When you pay more to the state government than you did before it's a tax increase. It's a tax increase no matter what Gov. Ritter and the Democrats might say.
The Denver Post reports today that the Colorado state house has given its first approval to eight sales tax exemption repeals -- five of these will cause you to pay more for everyday purchases. And, one of them directly contradicts Ritter's most prominent policy position.
From the Denver Post's list, here are the five tax increases that you will pay:
If these provisions are passed by the legislature and signed by the Governor, when you buy a diet cola later this year, you'll pay more to the state government than you do now -- that's a tax increase.
- Remove the sales-tax exemption for candy and soda, $18 million;
- Repeal a regulation exempting downloaded software from sales tax, up to $20.4 million;
- Eliminate the sales-tax exemption on out-of-state retail sales made through in-state websites, up to $5 million.
- Repeal the sales-tax exemption on nonessential food items such as paper bags, napkins and plastic forks, up to $2.1 million.
- Limit a tax credit for alternative fuel vehicles, up to $2.7 million
If you download a new computer game, you'll pay more to the state government than you do now -- that's a tax increase.
If you want to buy a book from Amazon by clicking through this web site, you'll pay more to the state government than you do now -- that's a tax increase.
If your neighborhood holds a summer block party and you want to use paper plate and napkins, you'll pay more to the state government than you do now -- that's a tax increase.
If you heed Gov.
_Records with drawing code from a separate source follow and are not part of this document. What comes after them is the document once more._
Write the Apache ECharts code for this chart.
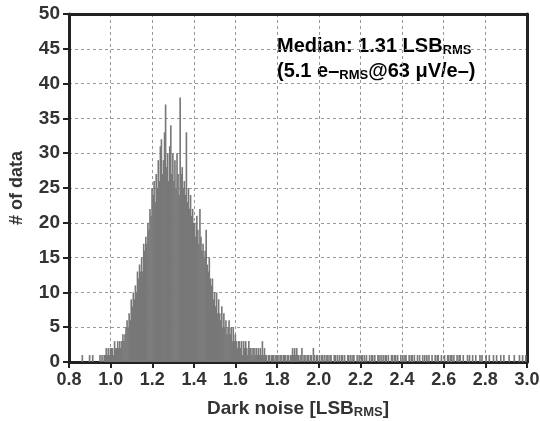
<!DOCTYPE html>
<html>
<head>
<meta charset="utf-8">
<script src="https://cdn.jsdelivr.net/npm/echarts@6/dist/echarts.min.js"></script>
<style>
  html, body { margin: 0; padding: 0; background: #fff; }
  #chart { width: 540px; height: 421px; }
</style>
</head>
<body>
<div id="chart"></div>
<script>
// histogram bins: width 0.005, one row per 0.1 of dark noise
var binWidth = 0.005
var rowStarts = [0.8, 0.9, 1.0, 1.1, 1.2, 1.3, 1.4, 1.5, 1.6, 1.7, 1.8, 1.9,
  2.0, 2.1, 2.2, 2.3, 2.4, 2.5, 2.6, 2.7, 2.8, 2.9]
var countRows = [
  [0, 0, 0, 0, 0, 0, 0, 0, 0, 0, 0, 0, 1, 0, 0, 0, 0, 0, 0, 1],
  [0, 0, 1, 0, 0, 0, 0, 0, 0, 1, 0, 1, 0, 1, 1, 2, 1, 2, 1, 2],
  [2, 2, 1, 3, 2, 2, 3, 2, 3, 2, 3, 4, 3, 4, 5, 6, 5, 7, 6, 9],
  [8, 10, 9, 11, 10, 13, 12, 14, 13, 15, 13, 17, 16, 18, 17, 20, 19, 22, 21, 25],
  [24, 26, 23, 27, 25, 29, 26, 31, 32, 27, 29, 33, 37, 28, 30, 26, 31, 34, 27, 30],
  [26, 29, 25, 30, 27, 24, 38, 27, 28, 25, 26, 24, 33, 23, 25, 22, 24, 21, 22, 20],
  [20, 18, 21, 19, 17, 22, 18, 16, 17, 15, 16, 19, 14, 13, 15, 12, 11, 12, 9, 10],
  [8, 10, 7, 9, 7, 6, 8, 5, 7, 5, 6, 4, 5, 6, 4, 5, 3, 5, 3, 4],
  [3, 2, 3, 3, 2, 3, 1, 3, 2, 3, 2, 1, 3, 2, 2, 1, 2, 2, 1, 2],
  [1, 2, 1, 2, 1, 3, 1, 2, 1, 1, 0, 1, 1, 0, 1, 1, 1, 0, 1, 1],
  [1, 0, 1, 1, 0, 1, 1, 1, 0, 1, 1, 0, 1, 1, 2, 1, 2, 1, 2, 1],
  [1, 0, 1, 2, 0, 1, 1, 0, 1, 1, 0, 1, 1, 0, 2, 1, 0, 1, 1, 0],
  [1, 0, 1, 1, 0, 1, 0, 1, 1, 0, 1, 1, 0, 0, 1, 1, 0, 1, 0, 1],
  [0, 1, 1, 0, 1, 0, 0, 1, 1, 0, 1, 0, 1, 1, 0, 0, 1, 0, 1, 0],
  [1, 1, 0, 1, 0, 1, 0, 0, 1, 0, 1, 1, 0, 1, 0, 0, 1, 1, 0, 1],
  [0, 1, 0, 1, 1, 0, 1, 0, 0, 1, 1, 0, 1, 1, 0, 1, 0, 0, 1, 0],
  [1, 0, 1, 1, 0, 0, 1, 0, 1, 1, 0, 1, 0, 0, 1, 0, 1, 0, 0, 1],
  [0, 1, 0, 1, 0, 1, 0, 0, 1, 0, 0, 1, 0, 1, 1, 0, 0, 1, 0, 0],
  [1, 0, 0, 1, 1, 0, 1, 1, 0, 1, 0, 0, 1, 0, 1, 1, 0, 0, 1, 0],
  [0, 0, 1, 0, 1, 0, 0, 1, 0, 0, 1, 0, 0, 0, 1, 0, 1, 0, 0, 0],
  [1, 0, 0, 1, 0, 0, 0, 1, 0, 0, 1, 0, 0, 0, 1, 0, 0, 1, 0, 0],
  [0, 0, 1, 0, 0, 0, 0, 1, 0, 0, 0, 0, 1, 0, 0, 1, 0, 0, 1, 0]
]
var xTicks = [0.8, 1.0, 1.2, 1.4, 1.6, 1.8, 2.0, 2.2, 2.4, 2.6, 2.8, 3.0]
var yTicks = [0, 5, 10, 15, 20, 25, 30, 35, 40, 45, 50]

var font = '"Liberation Sans", Arial, sans-serif'
var ink = '#333'
var frame = '#222'

var bins = []
countRows.forEach(function (row, r) {
  row.forEach(function (n, i) {
    if (n > 0) bins.push([+(rowStarts[r] + i * binWidth).toFixed(3), n])
  })
})

function renderBar(params, api) {
  var x0 = api.value(0)
  var top = api.coord([x0, api.value(1)])
  var base = api.coord([x0 + binWidth, 0])
  // a little overlap so neighbouring bins fill solid
  return {
    type: 'rect',
    shape: { x: top[0], y: top[1], width: base[0] - top[0] + 0.6, height: base[1] - top[1] },
    style: { fill: '#787878' }
  }
}

var dashed = { lineStyle: { color: '#999', type: [3, 3], width: 1 } }

var chart = echarts.init(document.getElementById('chart'))
chart.setOption({
  animation: false,
  backgroundColor: '#fff',
  grid: { left: 69, right: 13, top: 14, bottom: 59, containLabel: false, outerBoundsMode: 'none' },
  xAxis: [{
    type: 'value',
    min: xTicks[0],
    max: xTicks[xTicks.length - 1],
    interval: 0.2,
    name: '{t|Dark noise [LSB}{s|RMS}{t|]}',
    nameLocation: 'middle',
    nameGap: 37,
    nameTextStyle: {
      rich: {
        t: { fontFamily: font, fontWeight: 'bold', fontSize: 19, color: ink },
        s: { fontFamily: font, fontWeight: 'bold', fontSize: 13, color: ink, padding: [7, 0, 0, 0] }
      }
    },
    axisLine: { onZero: false, lineStyle: { color: frame, width: 3 } },
    axisTick: { length: 6, lineStyle: { color: frame, width: 2 } },
    axisLabel: {
      fontFamily: font, fontWeight: 'bold', fontSize: 18, color: ink, margin: 9,
      formatter: function (v) { return v.toFixed(1) }
    },
    splitLine: dashed
  }, {
    type: 'value',
    position: 'top',
    min: xTicks[0],
    max: xTicks[xTicks.length - 1],
    axisLine: { show: true, onZero: false, lineStyle: { color: frame, width: 3 } },
    axisTick: { show: false },
    axisLabel: { show: false },
    splitLine: { show: false }
  }],
  yAxis: [{
    type: 'value',
    position: 'left',
    min: yTicks[0],
    max: yTicks[yTicks.length - 1],
    interval: 5,
    name: '# of data',
    nameLocation: 'middle',
    nameGap: 43,
    nameTextStyle: { fontFamily: font, fontWeight: 'bold', fontSize: 18, color: ink },
    axisLine: { show: true, onZero: false, lineStyle: { color: frame, width: 3 } },
    axisTick: { show: true, length: 6, lineStyle: { color: frame, width: 2 } },
    axisLabel: { fontFamily: font, fontWeight: 'bold', fontSize: 19, color: ink, margin: 9 },
    splitLine: dashed
  }, {
    type: 'value',
    position: 'right',
    min: yTicks[0],
    max: yTicks[yTicks.length - 1],
    axisLine: { show: true, onZero: false, lineStyle: { color: frame, width: 3 } },
    axisTick: { show: false },
    axisLabel: { show: false },
    splitLine: { show: false }
  }],
  graphic: [{
    type: 'group',
    left: 266,
    top: 25,
    z: 100,
    children: [{
      type: 'rect',
      shape: { x: 0, y: 0, width: 238, height: 66 },
      style: { fill: '#fff' }
    }, {
      type: 'text',
      x: 11,
      y: 9,
      style: {
        text: '{a|Median: 1.31 LSB}{s|RMS}\n{a|(5.1 e–}{s|RMS}{a|@63 μV/e–)}',
        rich: {
          a: { fontFamily: font, fontWeight: 'bold', fontSize: 20, color: ink, lineHeight: 25 },
          s: { fontFamily: font, fontWeight: 'bold', fontSize: 13, color: ink, lineHeight: 25, padding: [8, 0, 0, 0] }
        }
      }
    }]
  }],
  series: [{
    type: 'custom',
    renderItem: renderBar,
    encode: { x: 0, y: 1 },
    data: bins,
    clip: true
  }]
})
</script>
</body>
</html>
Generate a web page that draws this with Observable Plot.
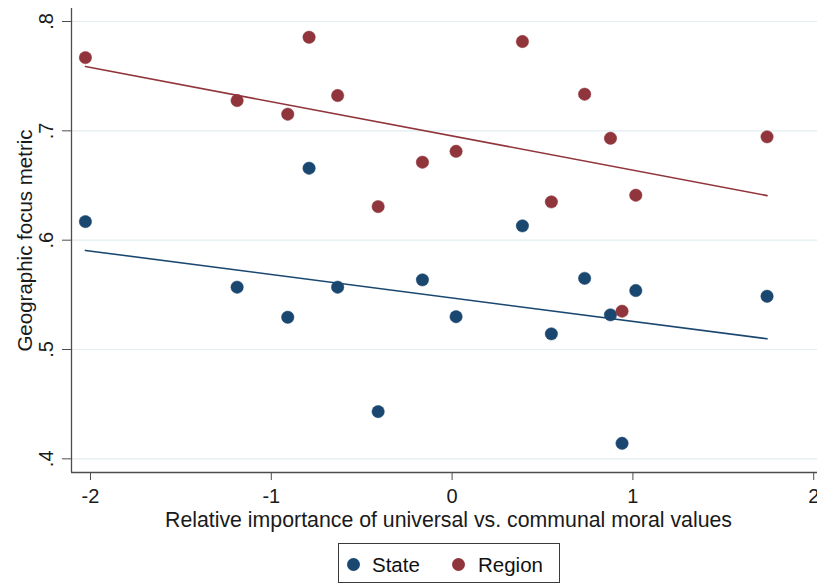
<!DOCTYPE html>
<html>
<head>
<meta charset="utf-8">
<script src="https://cdn.jsdelivr.net/npm/d3@7"></script>
<script src="https://cdn.jsdelivr.net/npm/@observablehq/plot@0.6"></script>
<style>
  html, body { margin: 0; padding: 0; background: #fff; }
  body { width: 817px; height: 583px; overflow: hidden; position: relative; font-family: "Liberation Sans", Arial, Helvetica, sans-serif; }
  #legend { position: absolute; left: 338px; top: 543px; width: 222px; height: 40px; box-sizing: border-box; border: 1px solid #3a3a3a; background: #fff; font-size: 20.5px; color: #111; }
  #legend .dot { position: absolute; width: 13px; height: 13px; border-radius: 50%; }
  #legend .lab { position: absolute; line-height: 20px; white-space: nowrap; }
</style>
</head>
<body>
<div id="chart"></div>
<div id="legend"></div>
<script>
// ---- data ----
const moralScores = [-2.028, -1.189, -0.909, -0.791, -0.633, -0.409, -0.164, 0.022, 0.389, 0.549, 0.733, 0.876, 1.016, 1.742, 0.940];
const stateFocus  = [0.617, 0.557, 0.5295, 0.6658, 0.557, 0.4432, 0.5637, 0.530, 0.6131, 0.5143, 0.5651, 0.5317, 0.5539, 0.5487, 0.4142];
const regionFocus = [0.767, 0.7277, 0.7152, 0.7856, 0.7323, 0.6307, 0.6713, 0.6813, 0.7817, 0.635, 0.7335, 0.6932, 0.6411, 0.6945, 0.535];
const seriesNames = ["State", "Region"];
const seriesColors = ["#1a476f", "#90353b"];
const xTicks = [-2, -1, 0, 1, 2];
const yTicks = [0.4, 0.5, 0.6, 0.7, 0.8];
const yTickLabels = [".4", ".5", ".6", ".7", ".8"];
const xTitle = "Relative importance of universal vs. communal moral values";
const yTitle = "Geographic focus metric";

const xDomain = [-2.105, 2.021];
const yDomain = [0.3875, 0.8119];

const rows = [
  ...moralScores.map((x, i) => ({x, y: stateFocus[i], series: "State"})),
  ...moralScores.map((x, i) => ({x, y: regionFocus[i], series: "Region"}))
];
const yLabelRows = yTicks.map((v, i) => ({v, label: yTickLabels[i]}));

const font = "Liberation Sans, Arial, Helvetica, sans-serif";
const axisColor = "#4d4d4d";

const chart = Plot.plot({
  width: 817,
  height: 540,
  marginLeft: 71,
  marginRight: 0,
  marginTop: 8,
  marginBottom: 68,
  style: {fontFamily: font, background: "#fff", color: "#1a1a1a"},
  x: {domain: xDomain, axis: null},
  y: {domain: yDomain, axis: null},
  color: {domain: seriesNames, range: seriesColors},
  marks: [
    Plot.gridY(yTicks, {stroke: "#e2ebef", strokeOpacity: 1, strokeWidth: 1.2}),
    // axis lines
    Plot.ruleX([xDomain[0]], {stroke: axisColor, strokeWidth: 1.3}),
    Plot.ruleY([yDomain[0]], {stroke: axisColor, strokeWidth: 1.3}),
    // x axis ticks + labels
    Plot.axisX(xTicks, {
      tickSize: 8, tickPadding: 8, fontSize: 20, stroke: axisColor, fill: "#1a1a1a",
      tickFormat: d => String(d), label: null
    }),
    // y axis ticks (labels drawn separately, rotated)
    Plot.axisY(yTicks, {tickSize: 9, stroke: axisColor, tickFormat: () => null, label: null}),
    Plot.text(yLabelRows, {
      y: "v", text: "label", frameAnchor: "left", dx: -25, rotate: -90,
      fontSize: 20, fill: "#1a1a1a", textAnchor: "middle"
    }),
    // axis titles
    Plot.text([yTitle], {
      text: d => d, frameAnchor: "left", dx: -46, rotate: -90, fontSize: 20.5,
      fill: "#1a1a1a", textAnchor: "middle"
    }),
    Plot.text([xTitle], {
      text: d => d, frameAnchor: "bottom", dx: 4, dy: 39, lineAnchor: "top",
      fontSize: 21.3, fill: "#1a1a1a", textAnchor: "middle"
    }),
    // points
    Plot.dot(rows.filter(d => d.series === "State"), {x: "x", y: "y", r: 6.2, fill: "series", stroke: "series", strokeWidth: 0.5}),
    Plot.dot(rows.filter(d => d.series === "Region"), {x: "x", y: "y", r: 6.2, fill: "series", stroke: "series", strokeWidth: 0.5}),
    // linear fits
    Plot.linearRegressionY(rows, {x: "x", y: "y", stroke: "series", ci: 0, strokeWidth: 1.6})
  ]
});
document.getElementById("chart").appendChild(chart);

// legend (below the svg)
const legend = document.getElementById("legend");
const legendPos = [{dot: 8, text: 33}, {dot: 113, text: 139}];
seriesNames.forEach((name, i) => {
  const dot = document.createElement("span");
  dot.className = "dot";
  dot.style.left = legendPos[i].dot + "px";
  dot.style.top = "14px";
  dot.style.background = seriesColors[i];
  legend.appendChild(dot);
  const lab = document.createElement("span");
  lab.className = "lab";
  lab.style.left = legendPos[i].text + "px";
  lab.style.top = "11px";
  lab.textContent = name;
  legend.appendChild(lab);
});
</script>
</body>
</html>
Ritter's exhortations for the "green economy" and decide to purchase a flex-fuel truck in which to haul your used cans and paper and plastic to the recycling center, you'll pay more to the state government than you do now -- that's a tax increase.
By themselves, these tax increase may not look like much of a burden, but the reprehensible thing about the sales tax is that it hurts most those least able to pay -- like Colorado's working class folks already under the strain of the lingering recession. The Democrats like to posture that they represent and advocate for the "little guy." But why then are they trying to nickle-and-dime us to the poor house?
There is more in state government that could be cut. If the CSAP school testing scheme were eliminated, that would save as much as the five items listed above. Furthermore, it is entirely possible that if a rigorous analysis were done we would find that we would be better off if the state got out of this so-called 'Race to the Top' competition that will impose mandates on our schools for years to come.
Mostly, if we had bold, innovative leadership and representation in the state capitol building, we would see proposals to get rid of the sales tax in Colorado entirely. We would all be better off if this regressive revenue source was replaced by a state progressive income tax. Let those individuals and corporations (since the Supreme Court has just reaffirmed that they are 'persons', too) who are most able to pay then provide more for the infrastructure and services from which they benefit most.